▶ [WHAT THE TASK ASKS]:
List each line of the data that holds the string "document".

▶ [DATASET]:
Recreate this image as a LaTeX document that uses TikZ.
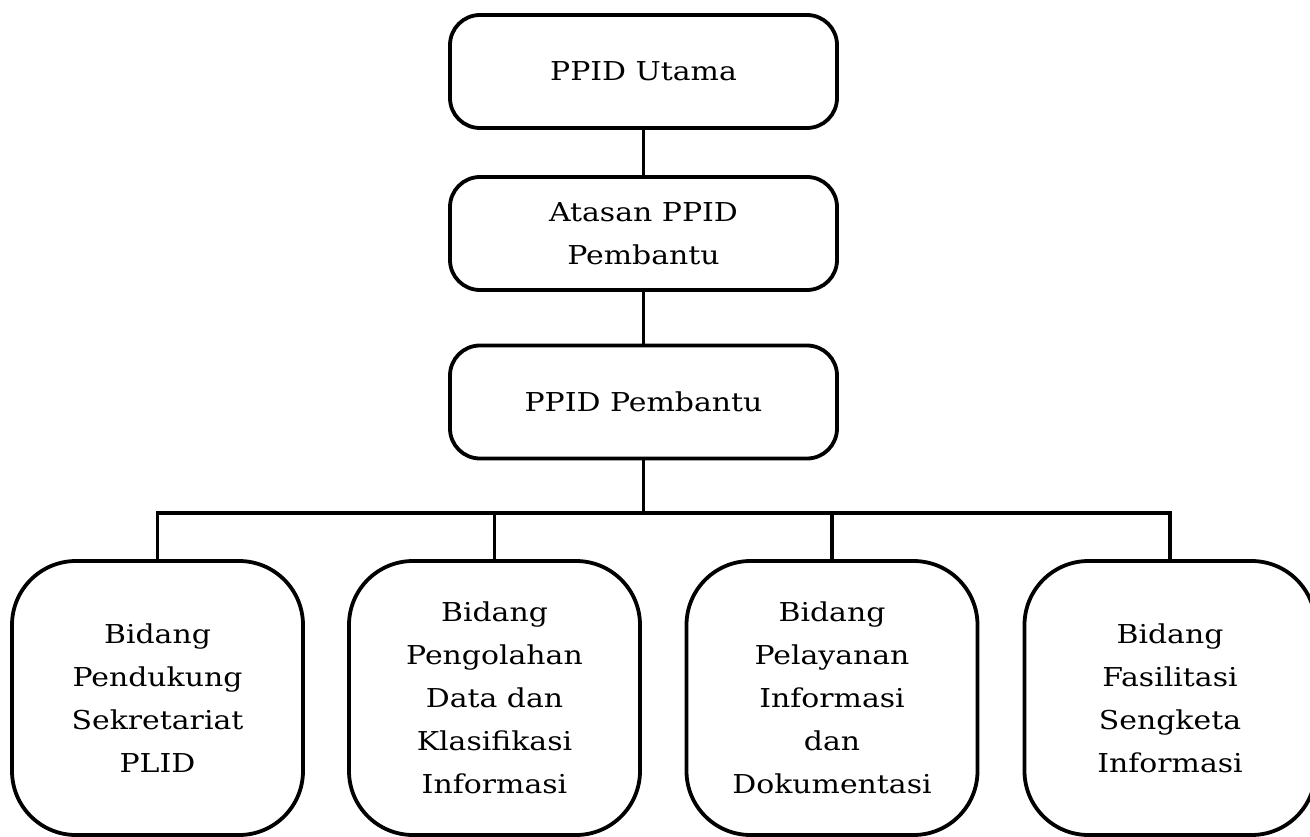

...

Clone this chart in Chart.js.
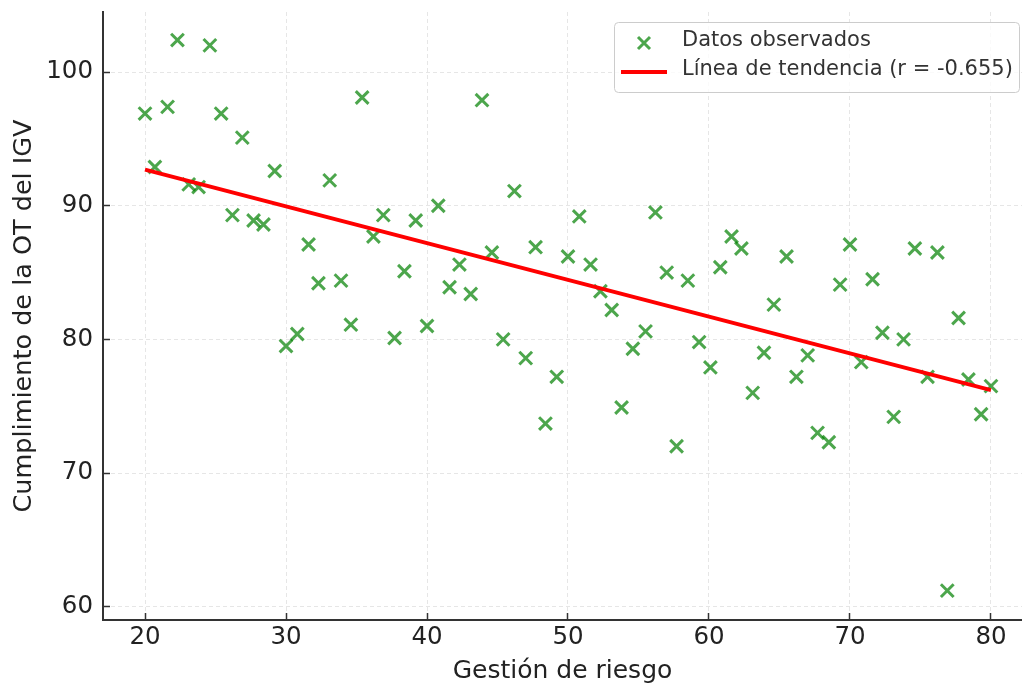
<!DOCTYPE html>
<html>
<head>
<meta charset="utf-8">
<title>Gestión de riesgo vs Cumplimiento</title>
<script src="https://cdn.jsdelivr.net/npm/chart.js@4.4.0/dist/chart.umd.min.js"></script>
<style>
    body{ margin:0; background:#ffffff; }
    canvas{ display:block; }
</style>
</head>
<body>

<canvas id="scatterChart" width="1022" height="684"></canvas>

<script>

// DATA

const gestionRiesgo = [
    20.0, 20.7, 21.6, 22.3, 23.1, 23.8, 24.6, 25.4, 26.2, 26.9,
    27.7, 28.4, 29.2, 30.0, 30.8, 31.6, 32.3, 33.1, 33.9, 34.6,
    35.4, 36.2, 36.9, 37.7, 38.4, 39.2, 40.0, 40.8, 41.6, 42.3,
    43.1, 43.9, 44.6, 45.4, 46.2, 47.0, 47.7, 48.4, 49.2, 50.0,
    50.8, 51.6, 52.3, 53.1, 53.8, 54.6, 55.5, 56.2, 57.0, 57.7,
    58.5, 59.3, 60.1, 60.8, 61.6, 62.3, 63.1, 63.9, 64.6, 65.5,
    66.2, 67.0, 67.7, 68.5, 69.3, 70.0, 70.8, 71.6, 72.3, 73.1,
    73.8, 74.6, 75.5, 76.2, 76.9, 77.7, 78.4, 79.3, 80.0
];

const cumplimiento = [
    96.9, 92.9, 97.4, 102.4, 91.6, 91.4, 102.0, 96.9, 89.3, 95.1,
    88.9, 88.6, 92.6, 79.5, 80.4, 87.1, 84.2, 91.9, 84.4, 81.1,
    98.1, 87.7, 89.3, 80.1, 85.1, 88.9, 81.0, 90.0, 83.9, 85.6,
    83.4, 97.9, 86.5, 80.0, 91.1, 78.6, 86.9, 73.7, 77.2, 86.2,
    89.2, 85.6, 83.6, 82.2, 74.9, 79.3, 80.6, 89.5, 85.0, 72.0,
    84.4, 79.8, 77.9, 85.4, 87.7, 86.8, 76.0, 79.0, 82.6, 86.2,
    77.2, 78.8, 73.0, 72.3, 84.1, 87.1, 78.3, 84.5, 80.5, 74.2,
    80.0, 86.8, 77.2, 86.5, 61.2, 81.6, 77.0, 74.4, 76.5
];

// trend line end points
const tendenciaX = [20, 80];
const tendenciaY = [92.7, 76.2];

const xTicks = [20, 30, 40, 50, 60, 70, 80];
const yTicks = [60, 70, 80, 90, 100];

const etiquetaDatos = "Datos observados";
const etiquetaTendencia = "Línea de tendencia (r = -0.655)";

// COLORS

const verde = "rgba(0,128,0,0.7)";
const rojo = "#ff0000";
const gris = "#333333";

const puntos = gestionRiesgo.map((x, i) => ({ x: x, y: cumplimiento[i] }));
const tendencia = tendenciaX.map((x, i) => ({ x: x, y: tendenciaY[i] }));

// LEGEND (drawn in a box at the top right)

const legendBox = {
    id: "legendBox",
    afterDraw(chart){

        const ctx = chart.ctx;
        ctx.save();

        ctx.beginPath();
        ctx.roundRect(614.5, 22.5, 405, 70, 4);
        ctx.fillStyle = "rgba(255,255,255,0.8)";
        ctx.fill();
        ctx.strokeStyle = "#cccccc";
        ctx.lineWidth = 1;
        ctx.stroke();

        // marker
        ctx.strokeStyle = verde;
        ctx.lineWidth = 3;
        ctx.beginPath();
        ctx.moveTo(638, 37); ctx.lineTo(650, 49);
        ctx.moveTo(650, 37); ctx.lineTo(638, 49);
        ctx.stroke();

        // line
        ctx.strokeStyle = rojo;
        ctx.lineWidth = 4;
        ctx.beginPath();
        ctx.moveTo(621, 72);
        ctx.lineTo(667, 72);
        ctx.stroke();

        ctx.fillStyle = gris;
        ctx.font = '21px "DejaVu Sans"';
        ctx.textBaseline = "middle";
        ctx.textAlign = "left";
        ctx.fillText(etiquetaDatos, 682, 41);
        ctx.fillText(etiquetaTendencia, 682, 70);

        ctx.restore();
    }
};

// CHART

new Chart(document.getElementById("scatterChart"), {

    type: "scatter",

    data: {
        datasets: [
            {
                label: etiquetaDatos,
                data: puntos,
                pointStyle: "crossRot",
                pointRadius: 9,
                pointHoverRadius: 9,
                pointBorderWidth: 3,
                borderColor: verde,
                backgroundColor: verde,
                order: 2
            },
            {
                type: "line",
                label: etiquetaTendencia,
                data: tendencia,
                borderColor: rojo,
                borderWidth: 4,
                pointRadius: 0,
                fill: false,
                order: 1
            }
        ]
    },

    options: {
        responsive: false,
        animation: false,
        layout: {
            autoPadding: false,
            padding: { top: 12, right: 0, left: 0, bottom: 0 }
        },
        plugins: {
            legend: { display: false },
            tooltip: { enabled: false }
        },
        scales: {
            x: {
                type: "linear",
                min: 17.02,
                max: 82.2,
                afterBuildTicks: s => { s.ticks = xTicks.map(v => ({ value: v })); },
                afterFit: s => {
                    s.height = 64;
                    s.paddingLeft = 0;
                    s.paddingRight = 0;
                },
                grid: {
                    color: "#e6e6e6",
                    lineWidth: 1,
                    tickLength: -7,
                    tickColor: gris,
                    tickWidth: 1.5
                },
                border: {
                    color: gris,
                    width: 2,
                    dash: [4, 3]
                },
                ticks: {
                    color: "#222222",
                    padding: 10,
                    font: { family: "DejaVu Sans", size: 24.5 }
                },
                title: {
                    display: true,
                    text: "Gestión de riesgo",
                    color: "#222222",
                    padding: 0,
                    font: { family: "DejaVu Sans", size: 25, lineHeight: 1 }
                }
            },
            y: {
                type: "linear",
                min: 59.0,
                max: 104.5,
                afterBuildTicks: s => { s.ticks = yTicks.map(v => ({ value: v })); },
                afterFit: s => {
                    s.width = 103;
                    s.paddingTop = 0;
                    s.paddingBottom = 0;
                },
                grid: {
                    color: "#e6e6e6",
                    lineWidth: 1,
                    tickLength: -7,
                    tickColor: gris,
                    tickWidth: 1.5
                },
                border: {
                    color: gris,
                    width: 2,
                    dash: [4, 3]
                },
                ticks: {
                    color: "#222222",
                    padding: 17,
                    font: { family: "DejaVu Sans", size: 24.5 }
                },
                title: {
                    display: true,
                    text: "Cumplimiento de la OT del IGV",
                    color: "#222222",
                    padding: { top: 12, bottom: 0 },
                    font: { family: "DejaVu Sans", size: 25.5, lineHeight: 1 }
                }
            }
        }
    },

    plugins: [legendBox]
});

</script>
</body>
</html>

--

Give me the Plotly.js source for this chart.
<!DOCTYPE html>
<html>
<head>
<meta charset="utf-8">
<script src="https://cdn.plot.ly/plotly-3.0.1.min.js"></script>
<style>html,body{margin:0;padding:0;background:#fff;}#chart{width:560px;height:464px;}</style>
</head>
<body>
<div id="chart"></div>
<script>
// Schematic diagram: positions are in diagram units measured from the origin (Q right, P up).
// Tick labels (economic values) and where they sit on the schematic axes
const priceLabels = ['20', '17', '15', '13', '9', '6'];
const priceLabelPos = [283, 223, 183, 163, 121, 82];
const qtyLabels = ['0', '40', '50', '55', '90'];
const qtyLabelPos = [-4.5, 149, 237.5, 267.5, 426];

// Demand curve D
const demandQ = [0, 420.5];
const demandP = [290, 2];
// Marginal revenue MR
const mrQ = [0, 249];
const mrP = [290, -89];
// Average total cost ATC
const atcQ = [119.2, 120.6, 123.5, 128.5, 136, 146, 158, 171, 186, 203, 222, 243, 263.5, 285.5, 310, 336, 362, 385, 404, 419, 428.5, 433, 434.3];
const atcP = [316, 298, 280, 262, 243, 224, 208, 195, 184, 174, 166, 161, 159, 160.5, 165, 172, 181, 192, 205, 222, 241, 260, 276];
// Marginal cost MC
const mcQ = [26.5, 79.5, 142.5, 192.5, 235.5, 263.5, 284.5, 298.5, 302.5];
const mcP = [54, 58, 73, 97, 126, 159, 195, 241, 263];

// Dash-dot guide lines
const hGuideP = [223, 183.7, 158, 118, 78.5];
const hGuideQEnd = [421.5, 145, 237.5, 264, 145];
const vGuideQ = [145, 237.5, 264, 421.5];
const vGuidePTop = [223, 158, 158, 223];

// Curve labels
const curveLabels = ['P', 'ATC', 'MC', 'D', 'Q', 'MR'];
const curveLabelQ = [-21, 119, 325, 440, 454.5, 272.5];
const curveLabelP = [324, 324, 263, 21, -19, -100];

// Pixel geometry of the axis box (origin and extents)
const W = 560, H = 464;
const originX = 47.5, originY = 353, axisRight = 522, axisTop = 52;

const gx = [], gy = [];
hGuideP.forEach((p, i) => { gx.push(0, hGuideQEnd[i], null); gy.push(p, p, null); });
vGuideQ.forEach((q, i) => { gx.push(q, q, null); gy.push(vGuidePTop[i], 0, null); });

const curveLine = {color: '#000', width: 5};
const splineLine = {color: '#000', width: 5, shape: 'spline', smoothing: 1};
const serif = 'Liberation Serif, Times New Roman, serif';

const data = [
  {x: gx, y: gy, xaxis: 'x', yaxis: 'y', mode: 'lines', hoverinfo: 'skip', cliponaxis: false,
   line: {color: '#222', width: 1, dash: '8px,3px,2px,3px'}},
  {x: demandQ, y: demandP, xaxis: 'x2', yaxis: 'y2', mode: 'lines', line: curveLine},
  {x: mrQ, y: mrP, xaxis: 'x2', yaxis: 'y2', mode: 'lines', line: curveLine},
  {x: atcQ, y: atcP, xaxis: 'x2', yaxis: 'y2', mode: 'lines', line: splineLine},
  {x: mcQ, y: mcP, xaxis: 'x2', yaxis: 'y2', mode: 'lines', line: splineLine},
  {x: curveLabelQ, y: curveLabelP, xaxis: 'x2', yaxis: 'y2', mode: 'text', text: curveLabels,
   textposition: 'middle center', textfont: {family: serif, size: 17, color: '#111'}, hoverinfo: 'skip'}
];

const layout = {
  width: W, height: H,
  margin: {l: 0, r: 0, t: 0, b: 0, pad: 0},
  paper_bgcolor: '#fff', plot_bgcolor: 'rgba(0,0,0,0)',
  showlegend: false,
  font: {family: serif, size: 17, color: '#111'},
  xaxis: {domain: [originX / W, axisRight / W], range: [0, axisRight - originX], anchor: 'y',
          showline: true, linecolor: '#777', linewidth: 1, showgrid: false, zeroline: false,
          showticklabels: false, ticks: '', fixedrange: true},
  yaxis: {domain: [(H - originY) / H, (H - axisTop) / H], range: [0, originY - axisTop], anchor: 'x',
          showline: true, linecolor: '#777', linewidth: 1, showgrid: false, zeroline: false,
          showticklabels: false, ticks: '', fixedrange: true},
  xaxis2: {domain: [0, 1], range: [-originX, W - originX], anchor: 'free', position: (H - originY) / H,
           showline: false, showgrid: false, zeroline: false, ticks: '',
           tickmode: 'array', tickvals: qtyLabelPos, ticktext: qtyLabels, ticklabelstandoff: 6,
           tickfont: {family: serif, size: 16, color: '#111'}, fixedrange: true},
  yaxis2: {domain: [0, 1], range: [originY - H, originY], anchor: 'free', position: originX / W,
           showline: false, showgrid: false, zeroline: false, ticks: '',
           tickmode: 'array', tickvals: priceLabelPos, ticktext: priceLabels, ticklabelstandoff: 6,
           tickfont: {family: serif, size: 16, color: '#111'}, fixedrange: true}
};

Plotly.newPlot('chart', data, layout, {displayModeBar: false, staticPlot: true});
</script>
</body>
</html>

▶ [TASK OUTPUT]:
Recreate this image as a LaTeX document that uses TikZ.
new Chart(document.getElementById("scatterChart"), {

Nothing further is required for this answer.